Moving Time and Space

This past week I had the pleasure of experiencing Washington DC with my extended family and my children. I lived in the greater DC area for several years as a child, and have fond memories of the National Museum of Natural History and the gigantic whale suspended from the ceiling. Though I have had many opportunities to return to DC for work, I have been waiting until I thought my own children would be old enough to remember the trip to take them. This week, with MPUSD in recess, was it.

We did the requisite trips to see the memorials and monuments. The Washington Monument reflecting on the water is still incredible, and the Lincoln Memorial still takes my breath away. The sight of the White House, lit at night, is a truly patriotic thing no matter what political party you belong to. I’ve stood there with Democrats and Republicans in power, and the effect is still the same, pure awe and respect. The National Museum of Natural History is still amazing. Fully assembled dinosaur bones, full-sized African elephants, whales suspended from the ceiling, and all. That particular museum, and my childhood memories, combined with my more recent trips as a researcher relegated to the collections stored in the catacombs in the basement of this fine institution, was my main motivation for the trip.

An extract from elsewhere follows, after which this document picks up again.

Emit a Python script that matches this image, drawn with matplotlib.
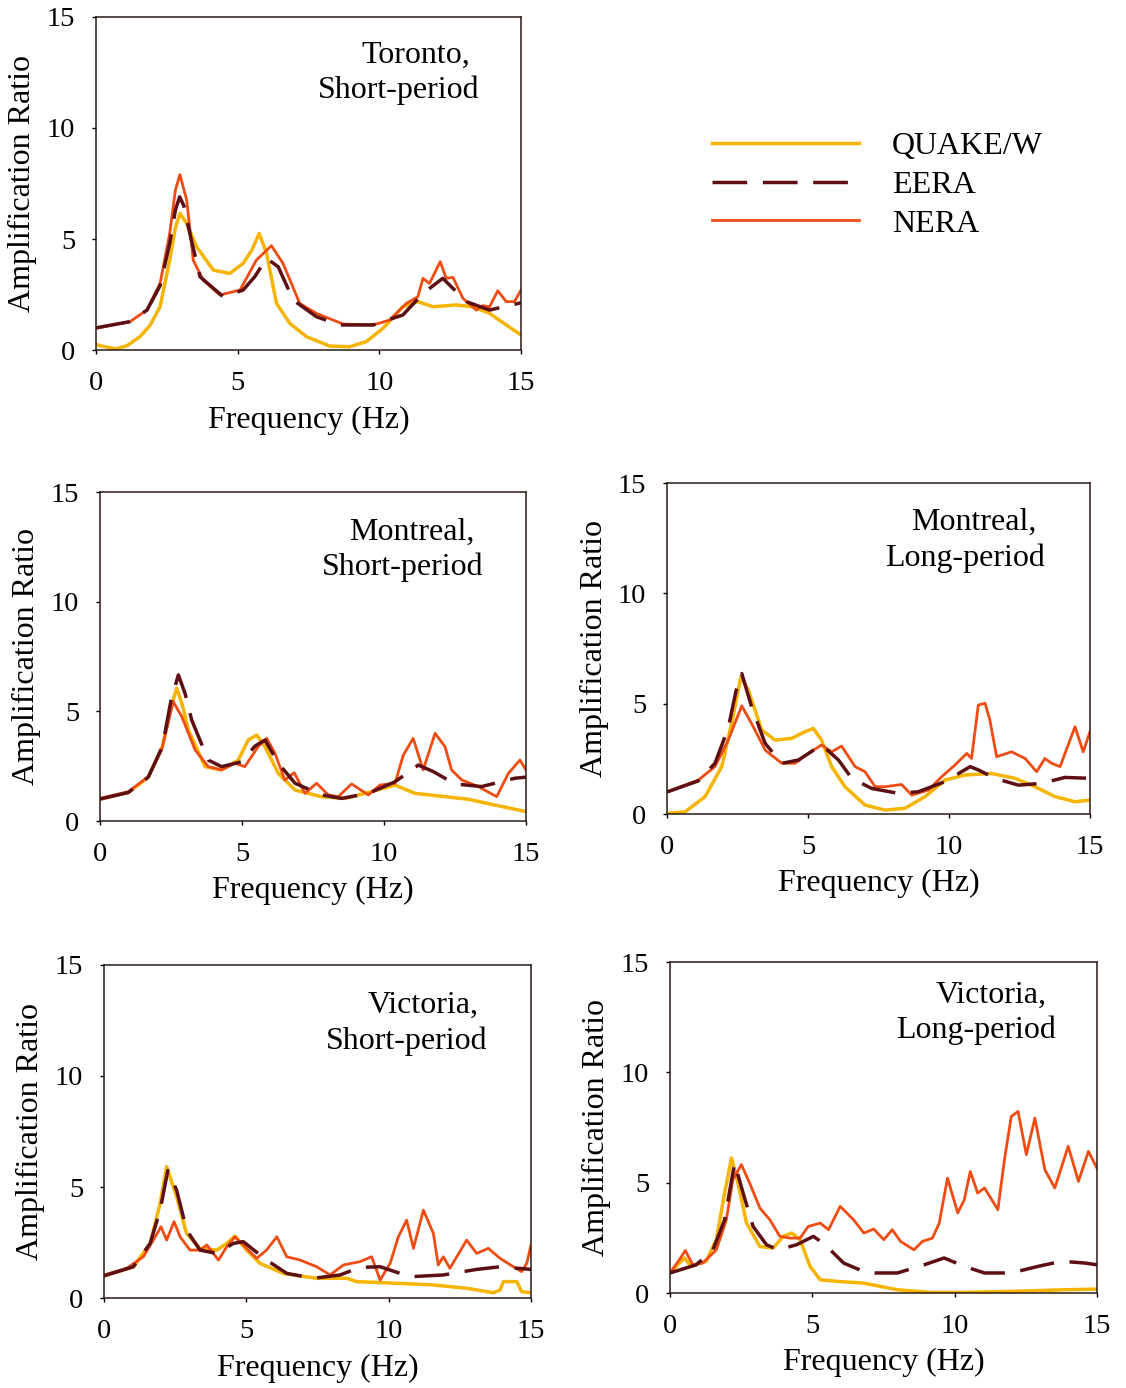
import matplotlib
matplotlib.use("Agg")
import matplotlib.pyplot as plt

plt.rcParams['font.family'] = ['Liberation Serif', 'DejaVu Serif']

# Toronto, short-period
TOR_QUAKE_F = [0, 0.2, 0.7, 1.1, 1.55, 1.9, 2.26, 2.6, 2.8, 2.96, 3.2, 3.55, 4.14, 4.72, 5.19, 5.5,
               5.76, 6.02, 6.37, 6.84, 7.43, 8.25, 8.95, 9.54, 10.13, 10.83, 11.36, 11.9, 12.71, 13.3,
               13.89, 14.48, 15]
TOR_QUAKE_A = [0.25, 0.18, 0.05, 0.2, 0.6, 1.1, 1.95, 4.05, 5.5, 6.15, 5.7, 4.65, 3.6, 3.45, 3.9, 4.5,
               5.25, 4.35, 2.1, 1.2, 0.6, 0.18, 0.15, 0.38, 0.98, 1.95, 2.18, 1.95, 2.03, 1.95,
               1.65, 1.13, 0.68]
TOR_EERA_F = [0, 1.2, 1.8, 2.26, 2.6, 2.8, 2.95, 3.1, 3.31, 3.67, 4.49, 5.19, 5.6, 6.02, 6.43, 6.96,
              7.78, 8.6, 9.78, 10.83, 11.54, 12.24, 13.07, 13.89, 15]
TOR_EERA_A = [1.0, 1.28, 1.8, 2.9, 4.8, 6.3, 6.9, 6.5, 5.25, 3.3, 2.4, 2.7, 3.3, 4.13, 3.75, 2.25,
              1.5, 1.13, 1.13, 1.58, 2.55, 3.23, 2.18, 1.8, 2.13]
TOR_NERA_F = [0, 1.2, 1.79, 2.26, 2.6, 2.8, 2.96, 3.2, 3.43, 3.78, 4.37, 5.08, 5.66, 6.19, 6.6, 7.19,
              7.78, 8.72, 9.78, 10.36, 10.95, 11.36, 11.54, 11.77, 12.15, 12.36, 12.6, 12.95, 13.42,
              13.65, 13.89, 14.18, 14.48, 14.77, 15]
TOR_NERA_A = [0.98, 1.28, 1.8, 3.0, 5.25, 7.2, 7.9, 6.75, 4.05, 3.15, 2.48, 2.7, 4.05, 4.7, 3.9, 2.1,
              1.65, 1.17, 1.13, 1.35, 2.1, 2.4, 3.23, 3.0, 3.98, 3.23, 3.27, 2.33, 1.8,
              2.0, 1.95, 2.67, 2.18, 2.18, 2.7]

# Montreal, short-period
MSP_QUAKE_F = [0, 1.0, 1.7, 2.2, 2.5, 2.7, 2.9, 3.11, 3.7, 4.28, 4.87, 5.22, 5.52, 5.81, 6.28, 6.87,
               7.8, 8.63, 9.57, 10.39, 11.09, 12.15, 12.97, 13.9, 15]
MSP_QUAKE_A = [1.0, 1.3, 2.0, 3.4, 5.2, 6.05, 5.3, 4.15, 2.48, 2.33, 2.78, 3.69, 3.92, 3.39, 2.17, 1.41,
               1.11, 1.03, 1.34, 1.64, 1.26, 1.11, 0.99, 0.73, 0.43]
MSP_EERA_F = [0, 1.0, 1.7, 2.2, 2.5, 2.76, 3.0, 3.23, 3.81, 4.28, 4.99, 5.46, 5.81, 6.28, 6.87, 7.8,
              8.51, 9.45, 10.39, 11.21, 11.74, 12.5, 13.44, 14.61, 15]
MSP_EERA_A = [1.0, 1.3, 2.0, 3.4, 5.5, 6.66, 5.8, 4.6, 2.78, 2.48, 2.7, 3.42, 3.69, 2.63, 1.72, 1.19,
              1.03, 1.26, 1.79, 2.55, 2.25, 1.69, 1.57, 1.95, 2.0]
MSP_NERA_F = [0, 1.0, 1.7, 2.17, 2.58, 2.88, 3.35, 3.81, 4.28, 4.75, 5.1, 5.57, 5.87, 6.16, 6.51, 6.84,
              7.22, 7.63, 8.04, 8.39, 8.86, 9.45, 9.86, 10.39, 10.68, 11.03, 11.38, 11.8, 12.15,
              12.38, 12.74, 13.32, 13.97, 14.38, 14.79, 15]
MSP_NERA_A = [1.03, 1.34, 2.02, 3.24, 5.44, 4.76, 3.24, 2.48, 2.33, 2.63, 2.48, 3.39, 3.77, 3.09, 1.87,
              2.2, 1.26, 1.72, 1.19, 1.11, 1.69, 1.19, 1.64, 1.72, 3.0, 3.77, 2.33, 4.0, 3.39,
              2.33, 1.87, 1.57, 1.11, 2.17, 2.78, 2.33]

# Montreal, long-period
MLP_QUAKE_F = [0, 0.64, 1.35, 1.94, 2.29, 2.62, 2.88, 3.36, 3.83, 4.42, 4.89, 5.19, 5.48, 5.84, 6.31,
               7.02, 7.73, 8.44, 9.15, 9.86, 10.57, 11.51, 12.34, 13.05, 13.76, 14.47, 15]
MLP_QUAKE_A = [0.03, 0.1, 0.79, 2.15, 4.1, 6.22, 5.62, 3.81, 3.35, 3.43, 3.73, 3.88, 3.35, 2.15, 1.24,
               0.41, 0.18, 0.26, 0.79, 1.54, 1.77, 1.84, 1.62, 1.24, 0.79, 0.56, 0.63]
MLP_EERA_F = [0, 1.1, 1.7, 2.17, 2.45, 2.65, 3.0, 3.48, 4.07, 4.66, 5.48, 6.08, 6.55, 7.26, 8.2, 8.91,
              9.86, 10.75, 11.04, 11.63, 12.46, 13.29, 14.11, 15]
MLP_EERA_A = [1.0, 1.5, 2.3, 3.9, 5.6, 6.37, 4.86, 3.2, 2.3, 2.45, 3.13, 2.45, 1.62, 1.16, 0.94, 1.01,
              1.47, 2.15, 2.0, 1.62, 1.31, 1.39, 1.66, 1.62]
MLP_NERA_F = [0, 1.11, 1.7, 2.17, 2.65, 3.0, 3.48, 4.07, 4.54, 5.01, 5.48, 5.84, 6.19, 6.67, 7.02, 7.38,
              7.73, 8.32, 8.68, 9.27, 9.74, 10.21, 10.63, 10.8, 11.04, 11.28, 11.45, 11.69, 12.22,
              12.7, 13.11, 13.4, 13.64, 13.94, 14.47, 14.76, 15]
MLP_NERA_A = [1.01, 1.54, 2.15, 3.35, 4.9, 4.1, 2.9, 2.3, 2.3, 2.75, 3.13, 2.82, 3.08, 2.15, 1.92, 1.24,
              1.24, 1.34, 0.86, 1.09, 1.69, 2.22, 2.75, 2.52, 4.94, 5.02, 4.26, 2.6, 2.82,
              2.52, 1.92, 2.52, 2.3, 2.15, 3.96, 2.82, 3.73]

# Victoria, short-period
VSP_QUAKE_F = [0, 1.03, 1.62, 1.97, 2.2, 2.55, 2.9, 3.37, 3.96, 4.31, 4.6, 5.01, 5.48, 6.3, 7.47, 8.52,
               8.88, 10.4, 11.57, 12.74, 13.68, 13.91, 14.03, 14.5, 14.67, 15]
VSP_QUAKE_A = [1.0, 1.4, 2.46, 4.26, 5.92, 4.56, 2.91, 2.24, 2.16, 2.46, 2.79, 2.16, 1.56, 1.11, 0.89,
               0.89, 0.74, 0.66, 0.59, 0.44, 0.24, 0.36, 0.74, 0.74, 0.29, 0.24]
VSP_EERA_F = [0, 1.03, 1.62, 1.97, 2.24, 2.55, 2.9, 3.37, 3.96, 4.54, 4.89, 5.71, 6.42, 7.35, 8.29,
              8.99, 9.7, 10.75, 11.92, 13.09, 13.91, 15]
VSP_EERA_A = [1.0, 1.41, 2.46, 3.96, 5.74, 4.86, 3.06, 2.16, 2.01, 2.46, 2.54, 1.71, 1.11, 0.89, 1.04,
              1.38, 1.41, 0.96, 1.04, 1.29, 1.41, 1.29]
VSP_NERA_F = [0, 0.8, 1.38, 1.73, 2.0, 2.2, 2.46, 2.67, 3.02, 3.37, 3.61, 4.02, 4.31, 4.6, 4.89, 5.36,
              5.71, 6.07, 6.42, 6.89, 7.47, 7.94, 8.41, 8.99, 9.4, 9.7, 10.05, 10.34, 10.63, 10.87,
              11.22, 11.57, 11.74, 11.92, 12.15, 12.74, 13.09, 13.5, 13.91, 14.38, 14.67, 14.85, 15]
VSP_NERA_A = [1.04, 1.34, 1.86, 2.61, 3.21, 2.61, 3.44, 2.76, 2.16, 2.16, 2.39, 1.71, 2.31, 2.76, 2.39,
              1.79, 2.16, 2.76, 1.86, 1.71, 1.41, 1.04, 1.49, 1.64, 1.86, 0.81, 1.56, 2.76, 3.51,
              2.24, 3.96, 2.91, 1.49, 1.86, 1.34, 2.61, 2.01, 2.24, 1.79, 1.41, 1.19, 1.56, 2.39]

# Victoria, long-period
VLP_QUAKE_F = [0, 0.33, 0.51, 0.74, 1.27, 1.63, 1.92, 2.16, 2.39, 2.69, 3.16, 3.63, 3.98, 4.28, 4.57,
               4.92, 5.28, 5.87, 6.81, 7.99, 9.16, 10.34, 12.11, 13.88, 15]
VLP_QUAKE_A = [0.91, 1.36, 1.59, 1.21, 1.44, 2.42, 4.53, 6.12, 4.98, 3.17, 2.11, 2.04, 2.57, 2.72, 2.42,
               1.21, 0.6, 0.53, 0.45, 0.15, 0.03, 0.03, 0.08, 0.15, 0.18]
VLP_EERA_F = [0, 0.92, 1.51, 1.92, 2.27, 2.57, 2.92, 3.39, 3.8, 4.45, 5.04, 5.45, 6.1, 6.93, 7.99, 8.93,
              9.63, 10.34, 11.05, 11.99, 12.93, 13.76, 14.58, 15]
VLP_EERA_A = [0.91, 1.28, 1.96, 3.32, 5.89, 4.53, 3.02, 2.19, 1.96, 2.19, 2.57, 2.19, 1.36, 0.91, 0.91,
              1.28, 1.59, 1.21, 0.91, 0.91, 1.21, 1.44, 1.36, 1.28]
VLP_NERA_F = [0, 0.33, 0.54, 0.8, 1.15, 1.63, 1.98, 2.21, 2.51, 2.8, 3.16, 3.51, 3.86, 4.22, 4.57, 4.86,
              5.28, 5.57, 5.98, 6.45, 6.81, 7.16, 7.51, 7.81, 8.1, 8.57, 8.87, 9.22, 9.46, 9.75,
              10.11, 10.34, 10.55, 10.81, 11.05, 11.52, 11.75, 11.99, 12.23, 12.52, 12.82, 13.17,
              13.52, 13.99, 14.35, 14.7, 15]
VLP_NERA_A = [0.91, 1.51, 1.93, 1.28, 1.36, 1.96, 3.32, 5.14, 5.82, 4.98, 3.85, 3.32, 2.57, 2.49, 2.49,
              3.02, 3.17, 2.87, 3.93, 3.32, 2.72, 2.9, 2.42, 2.87, 2.34, 1.96, 2.34, 2.49, 3.17, 5.21,
              3.63, 4.23, 5.51, 4.53, 4.76, 3.78, 6.04, 8.0, 8.23, 6.27, 7.93, 5.59,
              4.76, 6.65, 5.06, 6.42, 5.66]

TICKS = [0, 5, 10, 15]
C_QUAKE = '#f4b400'
C_EERA = '#5e0f14'
C_NERA = '#ef4c14'

# (axes rect, title lines with their positions, data)
panels = [
    ([0.0853, 0.7478, 0.3774, 0.2400], [('Toronto,', 0.753, 0.886), ('Short-period', 0.713, 0.781)],
     (TOR_QUAKE_F, TOR_QUAKE_A, TOR_EERA_F, TOR_EERA_A, TOR_NERA_F, TOR_NERA_A)),
    ([0.0888, 0.4085, 0.3783, 0.2370], [('Montreal,', 0.732, 0.878), ('Short-period', 0.71, 0.772)],
     (MSP_QUAKE_F, MSP_QUAKE_A, MSP_EERA_F, MSP_EERA_A, MSP_NERA_F, MSP_NERA_A)),
    ([0.5924, 0.4135, 0.3756, 0.2385], [('Montreal,', 0.726, 0.882), ('Long-period', 0.704, 0.773)],
     (MLP_QUAKE_F, MLP_QUAKE_A, MLP_EERA_F, MLP_EERA_A, MLP_NERA_F, MLP_NERA_A)),
    ([0.0924, 0.0648, 0.3792, 0.2400], [('Victoria,', 0.747, 0.88), ('Short-period', 0.709, 0.772)],
     (VSP_QUAKE_F, VSP_QUAKE_A, VSP_EERA_F, VSP_EERA_A, VSP_NERA_F, VSP_NERA_A)),
    ([0.5950, 0.0684, 0.3792, 0.2385], [('Victoria,', 0.752, 0.90), ('Long-period', 0.717, 0.795)],
     (VLP_QUAKE_F, VLP_QUAKE_A, VLP_EERA_F, VLP_EERA_A, VLP_NERA_F, VLP_NERA_A)),
]

fig = plt.figure(figsize=(11.26, 13.88), dpi=100)

handles = None
for rect, titles, d in panels:
    ax = fig.add_axes(rect)
    qf, qa, ef, ea, nf, na = d
    l1, = ax.plot(qf, qa, color=C_QUAKE, lw=2.5, solid_joinstyle='round', label='QUAKE/W')
    l3, = ax.plot(nf, na, color=C_NERA, lw=2.0, solid_joinstyle='round', label='NERA')
    l2, = ax.plot(ef, ea, color=C_EERA, lw=2.5, dashes=(10, 4.5), dash_joinstyle='round',
                  label='EERA')
    if handles is None:
        handles = [l1, l2, l3]
    ax.set_xlim(0, 15)
    ax.set_ylim(0, 15)
    ax.set_xticks(TICKS)
    ax.set_yticks(TICKS)
    ax.tick_params(direction='out', length=3, width=1, labelsize=20.5, pad=12)
    for s in ax.spines.values():
        s.set_linewidth(1.1)
        s.set_color('#2a1a16')
    ax.set_xlabel('Frequency (Hz)', fontsize=23)
    ax.set_ylabel('Amplification Ratio', fontsize=23)
    ax.xaxis.set_label_coords(0.5, -0.21)
    ax.xaxis.label.set_va('center')
    ax.yaxis.set_label_coords(-0.172, 0.5)
    ax.yaxis.label.set_va('center')
    for txt, tx, ty in titles:
        ax.text(tx, ty, txt, transform=ax.transAxes, fontsize=23, ha='center', va='center')

fig.legend(handles=handles, labels=['QUAKE/W', 'EERA', 'NERA'], loc='center left',
           bbox_to_anchor=(0.632, 0.8667), frameon=False, fontsize=23, handlelength=4.6,
           handletextpad=1.05, labelspacing=0.3, borderpad=0, borderaxespad=0)

fig.savefig('out.png', dpi=100, facecolor='white')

But, this time, with my kids, the site I found most moving was standing beneath the space shuttle Endeavor in the Air and Space Museum. The Endeavor never actually went into space, it was set up as a training shuttle. But, the sheer intensity of this actual ship literally inches from my face was almost heart-stopping. The strides we have made in this particular area of science are truly awesome. The mistakes…devastating. I remember sitting in my classroom in elementary school as the first civilian went into space, a teacher no less. This was to be a momentous day! There was a television brought into every classroom. We were glued to the broadcast. And, then, the worst possible thing happened. The spacecraft exploded, as we all watched. I knew it was awful, but I was too young to comprehend that the unimaginable had just happened. My teachers openly wept. I thought of this as I looked at the Endeavor.

And, what brought tears to my eyes, holding my son’s hand in the same museum, was standing under the Enola Gay and explaining to him the significance of that particular airplane, which, I am proud to say, I remembered without reading the elegantly framed placard in front of me. The payload of the Enola Gay represented the single most significant scientific accomplishment of the day. An accomplishment that was simultaneously the most devastating known to man, and subsequently brought an end to a World War.

The Air and Space Museum was always my father’s favorite museum. He is an engineer. I thought it made sense given his career. Now, however, I understand it from the perspective of a parent. The Air and Space Museum, like no other, represents the amazing strides we have made as a human race, and all that we hope will come to be in our children’s lifetimes, and their children’s lifetimes. We hope the science will be used for good; to find a cure for cancer, to end world hunger, to create world peace. Science can be also devastating. I lived in fear of a nuclear holocaust as a child. Global warming now haunts my children. And global warming is, in fact, the product of science run amok.

For better or for worse, science holds the key to the future. When I was a child I think we trusted that science would always make life better. Or at least I saw the world that way, through the eyes of a child. Now, I can only hope that science holds the promise of a great life for our children and grandchildren. We have seen the devastation that can be wrought. Yet, we hope that humanity will prevail and rational minds will guide science so that life for our children is better than we have now. That is all we ever want as parents.